私の変化に気付いたママが「帰りなさい」と耳打ちし、裏口から慌てて店を後にしました。ママの機転で結果的に係長には気付かれずに済んだのですが、友人のアパートまで10分ほどの道のりを歩く間もずっと心臓がばくばくしていました。 

 

それ以降はバイト中も常に不安や罪悪感がありました。 

 

 

そして先月末、そんな私に決断を迫るような出来事がありました。 

 

人事課長に突然呼び出されて、10月からの異動を言い渡されたのです。欠員が出たとのことでしたが異動先は役所の花形部署、なぜ3年目の私が選ばれたのか疑問でした。しかし、花形だけに役所内でも一、二を争うハードな部署で、バイトしている余裕はなくなります。 

 

代わりに残業手当がもらえるからいいじゃないかと思うかもしれませんが、役所の勤務時間は自己申告制で、残業が多い部署ほどサービス残業が多くなるだけ。残業手当はせいぜい数万円と聞いています。 

 

バイト先のスナックのママに相談したら、「いっそのこと、役所を辞めてうちに来れば?」と誘われました。スナックでフルに働けば今よりも稼げるし、楽しいかもしれませんが、自分の将来や親のことを考えると、それはできないと思いました。親は私の異動話を聞いて、「すごいじゃないか!」と手放しで喜んでくれていました。 

 

結局、バイトは辞めることにしました。
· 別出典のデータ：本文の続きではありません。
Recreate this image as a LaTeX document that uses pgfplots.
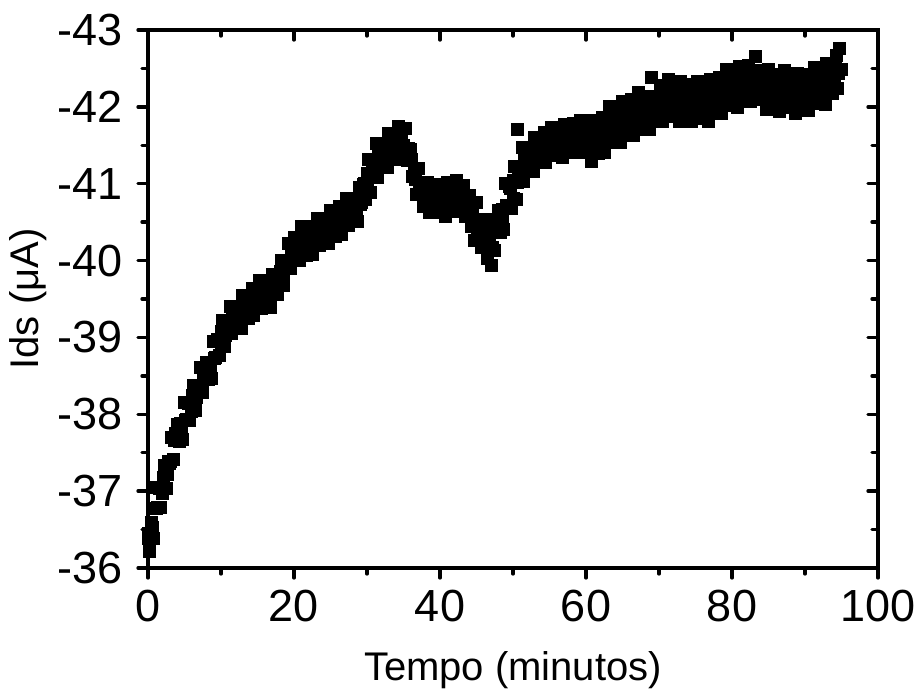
\documentclass[border=0pt]{standalone}
\usepackage{fontspec}
\setmainfont{Liberation Sans}
\usepackage{pgfplots}
\pgfplotsset{compat=1.18}
\begin{document}
\begin{tikzpicture}
\pgfplotsset{
  common/.style={
    scale only axis, width=219pt, height=161.4pt,
    xmin=0, xmax=100, ymin=-43, ymax=-36, y dir=reverse,
    xtick={0,20,40,60,80,100},
    ytick={-43,-42,-41,-40,-39,-38,-37,-36},
    minor x tick num=1, minor y tick num=1,
    axis line style={line width=1.05pt},
    major tick length=3pt, minor tick length=1.8pt,
    every tick/.style={black, line width=1pt, line cap=round},
  },
  sq/.style={only marks, mark=square*, mark size=1.75pt, black, mark options={draw=black, fill=black}},
}
\begin{axis}[common,
  tick align=outside, tick pos=left,
  xticklabels={0,20,40,60,80,100},
  yticklabels={-43,-42,-41,-40,-39,-38,-37,-36},
  ticklabel style={font=\fontsize{13.5}{15}\selectfont},
  yticklabel style={xshift=-1pt},
  label style={font=\fontsize{12}{14}\selectfont},
  xlabel style={yshift=-2pt},
  ylabel style={yshift=-3.6pt},
  xlabel={Tempo (minutos)}, ylabel={Ids (μA)},
]
\addplot[sq] coordinates {
(0,-36.45)(0.25,-36.22)(0.5,-36.59)(0.75,-36.38)
(1,-37.05)(1.25,-36.79)(1.5,-37.05)(1.75,-36.79)
(2,-36.97)(2.25,-37.34)(2.5,-37.04)(2.75,-37.39)
(3,-37.36)(3.25,-37.70)(3.5,-37.41)(3.75,-37.75)
(4,-37.87)(4.25,-37.65)(4.5,-37.88)(4.75,-37.67)
(5,-38.15)(5.25,-37.93)(5.5,-38.14)(5.75,-37.92)
(6,-38.04)(6.25,-38.38)(6.5,-38.05)(6.75,-38.37)
(7,-38.31)(7.25,-38.61)(7.5,-38.29)(7.75,-38.59)
(8,-38.67)(8.25,-38.45)(8.5,-38.68)(8.75,-38.47)
(9,-38.95)(9.25,-38.74)(9.5,-38.97)(9.75,-38.76)
(10,-38.89)(10.25,-39.22)(10.5,-38.88)(10.75,-39.18)
(11,-39.11)(11.25,-39.40)(11.5,-39.05)(11.75,-39.34)
(12,-39.40)(12.25,-39.15)(12.5,-39.34)(12.75,-39.11)
(13,-39.55)(13.25,-39.31)(13.5,-39.49)(13.75,-39.25)
(14,-39.34)(14.25,-39.64)(14.5,-39.28)(14.75,-39.56)
(15,-39.46)(15.25,-39.74)(15.5,-39.38)(15.75,-39.66)
(16,-39.71)(16.25,-39.45)(16.5,-39.63)(16.75,-39.39)
(17,-39.82)(17.25,-39.59)(17.5,-39.79)(17.75,-39.56)
(18,-39.67)(18.25,-40.00)(18.5,-39.67)(18.75,-39.98)
(19,-39.91)(19.25,-40.22)(19.5,-39.90)(19.75,-40.21)
(20,-40.30)(20.25,-40.04)(20.5,-40.24)(20.75,-40.00)
(21,-40.44)(21.25,-40.17)(21.5,-40.33)(21.75,-40.07)
(22,-40.14)(22.25,-40.44)(22.5,-40.08)(22.75,-40.36)
(23,-40.26)(23.25,-40.55)(23.5,-40.20)(23.75,-40.49)
(24,-40.55)(24.25,-40.28)(24.5,-40.47)(24.75,-40.22)
(25,-40.65)(25.25,-40.39)(25.5,-40.57)(25.75,-40.31)
(26,-40.39)(26.25,-40.70)(26.5,-40.34)(26.75,-40.62)
(27,-40.53)(27.25,-40.81)(27.5,-40.46)(27.75,-40.74)
(28,-40.80)(28.25,-40.55)(28.5,-40.74)(28.75,-40.51)
(29,-40.95)(29.25,-40.76)(29.5,-40.99)(29.75,-40.80)
(30,-40.91)(30.25,-41.31)(30.5,-40.88)(30.75,-41.24)
(31,-41.14)(31.25,-41.52)(31.5,-41.08)(31.75,-41.45)
(32,-41.50)(32.25,-41.25)(32.5,-41.44)(32.75,-41.21)
(33,-41.65)(33.25,-41.39)(33.5,-41.57)(33.75,-41.31)
(34,-41.39)(34.25,-41.75)(34.5,-41.35)(34.75,-41.62)
(35,-41.50)(35.25,-41.72)(35.5,-41.30)(35.75,-41.46)
(36,-41.45)(36.25,-41.10)(36.5,-41.19)(36.75,-40.86)
(37,-41.20)(37.25,-40.89)(37.5,-41.02)(37.75,-40.71)
(38,-40.74)(38.25,-41.01)(38.5,-40.62)(38.75,-40.87)
(39,-40.74)(39.25,-40.99)(39.5,-40.62)(39.75,-40.87)
(40,-40.90)(40.25,-40.64)(40.5,-40.83)(40.75,-40.58)
(41,-41.02)(41.25,-40.77)(41.5,-40.94)(41.75,-40.69)
(42,-40.77)(42.25,-41.04)(42.5,-40.64)(42.75,-40.89)
(43,-40.76)(43.25,-40.98)(43.5,-40.58)(43.75,-40.80)
(44,-40.85)(44.25,-40.44)(44.5,-40.64)(44.75,-40.26)
(45,-40.75)(45.25,-40.38)(45.5,-40.54)(45.75,-40.17)
(46,-40.21)(46.25,-40.53)(46.5,-40.03)(46.75,-40.32)
(47,-39.93)(47.25,-40.54)(47.5,-40.13)(47.75,-40.53)
(48,-40.65)(48.25,-40.36)(48.5,-40.66)(48.75,-40.40)
(49,-41.00)(49.25,-40.72)(49.5,-40.96)(49.75,-40.68)
(50,-40.81)(50.25,-41.22)(50.5,-40.80)(50.6,-41.70)(50.75,-41.18)
(51,-41.09)(51.25,-41.47)(51.5,-41.03)(51.75,-41.40)
(52,-41.45)(52.25,-41.20)(52.5,-41.39)(52.75,-41.16)
(53,-41.60)(53.25,-41.35)(53.5,-41.53)(53.75,-41.27)
(54,-41.36)(54.25,-41.66)(54.5,-41.28)(54.75,-41.56)
(55,-41.46)(55.25,-41.73)(55.5,-41.37)(55.75,-41.63)
(56,-41.68)(56.25,-41.41)(56.5,-41.59)(56.75,-41.34)
(57,-41.77)(57.25,-41.51)(57.5,-41.67)(57.75,-41.41)
(58,-41.49)(58.25,-41.78)(58.5,-41.40)(58.75,-41.67)
(59,-41.56)(59.25,-41.82)(59.5,-41.44)(59.75,-41.70)
(60,-41.78)(60.25,-41.41)(60.5,-41.64)(60.75,-41.29)
(61,-41.82)(61.25,-41.50)(61.5,-41.71)(61.75,-41.39)
(62,-41.48)(62.25,-41.86)(62.5,-41.41)(62.75,-41.76)
(63,-41.64)(63.25,-42.00)(63.5,-41.54)(63.75,-41.89)
(64,-41.97)(64.25,-41.61)(64.5,-41.86)(64.75,-41.53)
(65,-42.07)(65.25,-41.75)(65.5,-41.95)(65.75,-41.63)
(66,-41.72)(66.25,-42.09)(66.5,-41.63)(66.75,-41.97)
(67,-41.84)(67.25,-42.19)(67.5,-41.71)(67.75,-42.06)
(68,-42.13)(68.25,-41.78)(68.5,-42.03)(68.75,-41.70)
(69,-42.38)(69.25,-41.93)(69.5,-42.14)(69.75,-41.82)
(70,-41.91)(70.25,-42.28)(70.5,-41.81)(70.75,-42.15)
(71,-42.02)(71.25,-42.36)(71.5,-41.88)(71.75,-42.23)
(72,-42.29)(72.25,-41.92)(72.5,-42.15)(72.75,-41.81)
(73,-42.33)(73.25,-42.00)(73.5,-42.19)(73.75,-41.86)
(74,-41.93)(74.25,-42.29)(74.5,-41.81)(74.75,-42.14)
(75,-41.99)(75.25,-42.33)(75.5,-41.85)(75.75,-42.19)
(76,-42.25)(76.25,-41.89)(76.5,-42.14)(76.75,-41.81)
(77,-42.35)(77.25,-42.03)(77.5,-42.24)(77.75,-41.92)
(78,-42.01)(78.25,-42.38)(78.5,-41.92)(78.75,-42.26)
(79,-42.13)(79.25,-42.48)(79.5,-42.02)(79.75,-42.37)
(80,-42.44)(80.25,-42.08)(80.5,-42.32)(80.75,-41.99)
(81,-42.53)(81.25,-42.21)(81.5,-42.41)(81.75,-42.09)
(82,-42.18)(82.25,-42.54)(82.5,-42.07)(82.75,-42.40)
(83,-42.26)(83.25,-42.66)(83.5,-42.10)(83.75,-42.42)
(84,-42.47)(84.25,-42.09)(84.5,-42.32)(84.75,-41.97)
(85,-42.49)(85.25,-42.15)(85.5,-42.33)(85.75,-41.99)
(86,-42.06)(86.25,-42.42)(86.5,-41.94)(86.75,-42.27)
(87,-42.13)(87.25,-42.47)(87.5,-41.99)(87.75,-42.33)
(88,-42.39)(88.25,-42.02)(88.5,-42.25)(88.75,-41.91)
(89,-42.44)(89.25,-42.11)(89.5,-42.30)(89.75,-41.97)
(90,-42.05)(90.25,-42.42)(90.5,-41.95)(90.75,-42.29)
(91,-42.16)(91.25,-42.51)(91.5,-42.05)(91.75,-42.40)
(92,-42.47)(92.25,-42.11)(92.5,-42.36)(92.75,-42.03)
(93,-42.57)(93.25,-42.26)(93.5,-42.48)(93.75,-42.17)
(94,-42.28)(94.25,-42.67)(94.5,-42.24)(94.75,-42.76)
(95,-42.49)
};
\addplot[sq] coordinates {
(0.125,-36.38)(0.625,-36.53)(1.125,-36.78)(1.625,-37.04)
(2.125,-37.18)(2.625,-37.22)(3.125,-37.38)(3.625,-37.66)
(4.125,-37.81)(4.625,-37.80)(5.125,-37.92)(5.625,-38.14)
(6.125,-38.24)(6.625,-38.22)(7.125,-38.31)(7.625,-38.52)
(8.125,-38.61)(8.625,-38.60)(9.125,-38.72)(9.625,-38.97)
(10.125,-39.08)(10.625,-39.03)(11.125,-39.10)(11.625,-39.27)
(12.125,-39.32)(12.625,-39.25)(13.125,-39.30)(13.625,-39.47)
(14.125,-39.52)(14.625,-39.42)(15.125,-39.45)(15.625,-39.60)
(16.125,-39.63)(16.625,-39.54)(17.125,-39.58)(17.625,-39.78)
(18.125,-39.86)(18.625,-39.83)(19.125,-39.92)(19.625,-40.14)
(20.125,-40.22)(20.625,-40.15)(21.125,-40.18)(21.625,-40.31)
(22.125,-40.32)(22.625,-40.22)(23.125,-40.25)(23.625,-40.42)
(24.125,-40.47)(24.625,-40.37)(25.125,-40.40)(25.625,-40.54)
(26.125,-40.57)(26.625,-40.48)(27.125,-40.52)(27.625,-40.68)
(28.125,-40.72)(28.625,-40.65)(29.125,-40.73)(29.625,-41.00)
(30.125,-41.13)(30.625,-41.08)(31.125,-41.16)(31.625,-41.35)
(32.125,-41.42)(32.625,-41.35)(33.125,-41.40)(33.625,-41.54)
(34.125,-41.56)(34.625,-41.43)(35.125,-41.40)(35.625,-41.43)
(36.125,-41.32)(36.625,-41.05)(37.125,-40.92)(37.625,-40.97)
(38.125,-40.90)(38.625,-40.75)(39.125,-40.72)(39.625,-40.82)
(40.125,-40.82)(40.625,-40.73)(41.125,-40.77)(41.625,-40.92)
(42.125,-40.93)(42.625,-40.77)(43.125,-40.72)(43.625,-40.77)
(44.125,-40.69)(44.625,-40.50)(45.125,-40.42)(45.625,-40.47)
(46.125,-40.39)(46.625,-40.20)(47.125,-40.17)(47.625,-40.42)
(48.125,-40.55)(48.625,-40.58)(49.125,-40.72)(49.625,-40.94)
(50.125,-41.04)(50.625,-41.02)(51.125,-41.11)(51.625,-41.30)
(52.125,-41.37)(52.625,-41.30)(53.125,-41.35)(53.625,-41.50)
(54.125,-41.53)(54.625,-41.43)(55.125,-41.44)(55.625,-41.58)
(56.125,-41.60)(56.625,-41.50)(57.125,-41.51)(57.625,-41.65)
(58.125,-41.66)(58.625,-41.54)(59.125,-41.54)(59.625,-41.66)
(60.125,-41.64)(60.625,-41.52)(61.125,-41.52)(61.625,-41.66)
(62.125,-41.69)(62.625,-41.61)(63.125,-41.65)(63.625,-41.80)
(64.125,-41.84)(64.625,-41.74)(65.125,-41.76)(65.625,-41.91)
(66.125,-41.93)(66.625,-41.83)(67.125,-41.84)(67.625,-41.98)
(68.125,-42.00)(68.625,-41.91)(69.125,-41.95)(69.625,-42.09)
(70.125,-42.11)(70.625,-42.01)(71.125,-42.02)(71.625,-42.15)
(72.125,-42.15)(72.625,-42.03)(73.125,-42.02)(73.625,-42.14)
(74.125,-42.13)(74.625,-42.00)(75.125,-41.99)(75.625,-42.11)
(76.125,-42.12)(76.625,-42.02)(77.125,-42.05)(77.625,-42.19)
(78.125,-42.22)(78.625,-42.12)(79.125,-42.14)(79.625,-42.28)
(80.125,-42.31)(80.625,-42.21)(81.125,-42.23)(81.625,-42.37)
(82.125,-42.38)(82.625,-42.26)(83.125,-42.25)(83.625,-42.35)
(84.125,-42.33)(84.625,-42.19)(85.125,-42.18)(85.625,-42.27)
(86.125,-42.26)(86.625,-42.13)(87.125,-42.13)(87.625,-42.25)
(88.125,-42.25)(88.625,-42.13)(89.125,-42.13)(89.625,-42.25)
(90.125,-42.25)(90.625,-42.15)(91.125,-42.17)(91.625,-42.31)
(92.125,-42.34)(92.625,-42.24)(93.125,-42.27)(93.625,-42.44)
(94.125,-42.50)(94.625,-42.44)
};
\end{axis}
\begin{axis}[common,
  tick align=inside, tick pos=right,
  xticklabels={}, yticklabels={},
]
\addplot[draw=none] coordinates {(50,-40)};
\end{axis}
\pgfresetboundingbox
\path[use as bounding box] ([xshift=-44.4pt,yshift=-37.5pt]current axis.south west) rectangle ([xshift=11.1pt,yshift=9pt]current axis.north east);
\end{tikzpicture}
\end{document}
ママが「戻ってきたくなったら、いつでも戻ってきていいよ」と言ってくれたのが救いです。 

 

それにしても、今さらながら、公務員を選んだことが自分の人生にとって良かったのかどうか考えてしまいます。民間企業に就職した友人や弟を見ていると、給料や待遇などいろいろな面で、民間企業の方が断然有利に思えます。 

 

月末には今の部署の人たちが送別会をしてくれることになりましたが、正直、異動には不安しかありません。700万円もの奨学金をバイト収入なしで返していけるのか……。このまま公務員を続けていっていいのか悩んでいます。 

 

※プライバシー保護のため、事例内容に一部変更を加えています。